Usai persidangan, Bernat mengatakan hal penting yang akan disampaikan dalam pledoi nantinya mengenai surat perjanjian damai dan pelunasan biaya perobatan korban. Hal itu, kata dia, agar majelis hakim dapat mempertimbangkan untuk membuat putusan.

"Surat perjanjian damai dan kwitansi pembayaran uang perobatan itu penting untuk diketahui majelis hakim agar hukuman terdakwa bisa diringankan," kata Bernat.

Sebelumnya, Tarmizi alias Midi saat diperiksa sebagai terdakwa mengakui perbuatannya, bahkan ia juga menyesal. Hanya saja, kata Midi, penyekapan terhadap korban bukanlah inisiatifnya melainkan inisiatif rekannya yang saat ini ditetapkan DPO.

Kendati membantah bukan otak pelaku, Midi tetap mengaku bersalah dan mengupayakan perdamaian dengan pihak korban. Ia juga kala itu mengaku bersedia membayar biaya perobatan dan kerugian korban.

"Kami sudah berdamai yang mulia dan uang yang disepakatai dalam perdamaian itu sudah saya bayar melalui keluarga korban," kata Midi, kala itu.

Adapun kasus ini bermula dari persoalan uatang sebanyak Rp50 juta yang dipinjam Hendriawan (korban) bersama Awi (DPO) dari terdakwa. Uang tersebut, kata Hendriawan, yang juga sebagai terdakwa dalam perkara lain (narkotika), diserahkan kepada rekannya Awi melalui transferan rekening BCA.

"Saya hanya perantara peminjaman uang itu, tetapi akhirnya saya jadi terlibat karena dipaksa terdakwa untuk mengembalikan uang itu," kata Hendriawan.

Kendati merasa tidak menggunakan uang yang dipinjam tersebut, Hendriawan mengaku mau mengganti uang itu dengan cara menyicil. Pun itu dilakukan lantaran takut dengan acaman terdakwa dan orang-orang suruhannya.

"Awalnya saja serahkan uang Rp5 juta, namun terdakwa tetap ngotot harus saya tambahi Rp20 juta lagi. Saya katakan akan saya tambah setelah punya uang, tetapi terdakwa tetap tidak mau dan mengacam keluarga saya," jelasnya.

Selang beberapa hari, lanjut Hendriawan, dirinya didatangi seorang suruhan terdakwa. Ia dibawa ke tempat terdakwa lalu disekap, diborgol ke sebatang kayu dan kemudian disiksa.

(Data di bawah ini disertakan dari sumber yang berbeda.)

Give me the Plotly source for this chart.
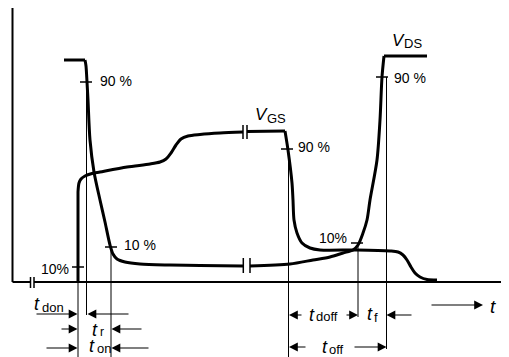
import plotly.graph_objects as go

# ---- waveform data (time units, level units; 0 = baseline) ----
vds_t1 = [64, 85]
vds_v1 = [222, 222]
vds_t2 = [85, 86, 87, 88, 90, 94, 100, 105, 110, 113, 117, 125, 140, 170, 200, 243]
vds_v2 = [222, 216, 200, 182, 142, 110, 82, 60, 37, 28, 23, 20, 18, 17, 16.5, 16]
vds_t3 = [250, 290, 313, 330, 343, 353, 358, 363, 367, 370, 377, 380, 382, 384]
vds_v3 = [16, 18, 22, 25, 29, 32, 37, 49, 62, 82, 122, 162, 205, 226]
vds_t4 = [384, 427]
vds_v4 = [226, 226]

vgs_t1 = [78, 78]
vgs_v1 = [0, 90]
vgs_t2 = [78, 79, 81, 85, 92, 100, 127, 150, 160, 166, 171, 176, 181, 188, 200, 220, 243]
vgs_v2 = [90, 99, 103, 106, 108.5, 110, 115, 118, 120, 123, 129, 137, 143, 146, 147.5, 149, 150]
vgs_t3 = [247, 285]
vgs_v3 = [150.5, 151]
vgs_t4 = [285, 288, 292, 293, 294, 297, 302, 310, 320, 357, 390, 398, 403, 407, 411, 415, 420, 427, 437]
vgs_v4 = [151, 132, 99, 82, 62, 49, 39, 34, 32, 32, 31, 30, 27, 22, 15, 9, 5, 2.5, 2]

# measurement points (time, level) for 10 % / 90 % marks
tick_t = [86, 111, 78, 287, 357, 382]
tick_v = [200, 35, 15, 133, 39, 205]
# vertical reference lines: time, top level, bottom level
ref_t = [78, 86.5, 111, 288.5, 358, 386.5]
ref_top = [15, 200, 35, 133, 39, 205]
ref_bot = [-75, -33, -75, -75, -35, -67]

fig = go.Figure()

def curve(t, v, shape="spline", w=3):
    fig.add_trace(go.Scatter(x=t, y=v, mode="lines",
                             line=dict(color="black", width=w, shape=shape, smoothing=0.8),
                             hoverinfo="skip", showlegend=False, cliponaxis=False))

curve(vds_t1, vds_v1, "linear")
curve(vds_t2, vds_v2)
curve(vds_t3, vds_v3)
curve(vds_t4, vds_v4, "linear")
curve(vgs_t1, vgs_v1, "linear")
curve(vgs_t2, vgs_v2)
curve(vgs_t3, vgs_v3, "linear")
curve(vgs_t4, vgs_v4)

shapes = []
def seg(x0, y0, x1, y1, w=1):
    shapes.append(dict(type="line", x0=x0, y0=y0, x1=x1, y1=y1, xref="x", yref="y",
                       line=dict(color="black", width=w)))

# axes
seg(12.5, 276, 12.5, 0, 2)
seg(12.5, 0, 30.5, 0, 2)
seg(34, 0, 505, 0, 2)
# axis break marks
seg(30.5, 5, 30.5, -6, 1.5)
seg(34, 5, 34, -6, 1.5)
seg(243, 157, 243, 143, 1.5)
seg(247, 157, 247, 143, 1.5)
seg(243.3, 24, 243.3, 9, 1.5)
seg(250, 24, 250, 9, 1.5)
# ticks
for t, v in zip(tick_t, tick_v):
    seg(t - 6, v, t + 6, v, 1.5)
# reference lines
for t, a, b in zip(ref_t, ref_top, ref_bot):
    seg(t, a, t, b, 1)

annotations = []
def arrow(hx, tx, y):
    annotations.append(dict(x=hx, y=y, ax=tx, ay=y, xref="x", yref="y", axref="x", ayref="y",
                            text="", showarrow=True, arrowhead=2, arrowsize=1.6,
                            arrowwidth=1.1, arrowcolor="black", standoff=0))

def label(x, y, s, size=13, anchor="center", italic=False):
    txt = f"<i>{s}</i>" if italic else s
    annotations.append(dict(x=x, y=y, xref="x", yref="y", text=txt, showarrow=False,
                            xanchor=anchor, yanchor="middle",
                            font=dict(family="Liberation Sans", size=size, color="black")))

# time annotation arrows
arrow(77.5, 35, -32); arrow(87.5, 130, -32)
arrow(77.5, 60, -47); arrow(111.5, 143, -47)
arrow(77.5, 45, -66); arrow(111.5, 150, -66)
arrow(289, 303, -33); arrow(358, 345, -33); arrow(386.5, 413, -33)
arrow(289, 307, -65); arrow(386.5, 353, -65)
arrow(483, 430, -23)

# t labels
label(36.5, -22, "t", 18, italic=True); label(39.5, -25, "don", 13, "left")
label(95, -47.5, "t", 18, italic=True); label(97.5, -50, "r", 12, "left")
label(91.5, -64, "t", 18, italic=True); label(94.5, -66.5, "on", 13, "left")
label(312, -32.5, "t", 18, italic=True); label(314, -34, "doff", 13, "left")
label(370, -32, "t", 18, italic=True); label(371.5, -35, "f", 13, "left")
label(325, -64.5, "t", 18, italic=True); label(327, -67, "off", 13, "left")
label(492.5, -24, "t", 19, italic=True)
# voltage labels
label(261.5, 168, "V", 17, italic=True); label(264.5, 163.5, "GS", 13, "left")
label(398, 242, "V", 17, italic=True); label(401.5, 238.5, "DS", 13, "left")
# percent labels
label(98, 201, "90 %", 14, "left")
label(122, 37, "10 %", 14, "left")
label(71, 13, "10%", 14, "right")
label(296, 135, "90 %", 14, "left")
label(349, 44, "10%", 14, "right")
label(392, 204, "90 %", 14, "left")

# the page body has an 8 px margin: size/offset the figure so that it fills the window
fig.update_layout(
    width=501, height=349, margin=dict(l=0, r=0, t=0, b=0),
    paper_bgcolor="white", plot_bgcolor="white",
    xaxis=dict(range=[8, 509], visible=False, fixedrange=True),
    yaxis=dict(range=[-75, 274], visible=False, fixedrange=True),
    shapes=shapes, annotations=annotations, showlegend=False,
)
fig.write_html("out.html")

Terdakwa dan orang-orangnya, lanjut Hendriawan, memaksa agar utang Rp50 juta segera dibayar. Jika tidak, dia tidak akan dibebaskan dari penyekapan itu.

"Mereka memaksa istri saya membayarnya. Saat itulah istri saya membuat laporan ke Polisi dan akhirnya saya berhasil bebas setelah Polisi datang," ungkapnya.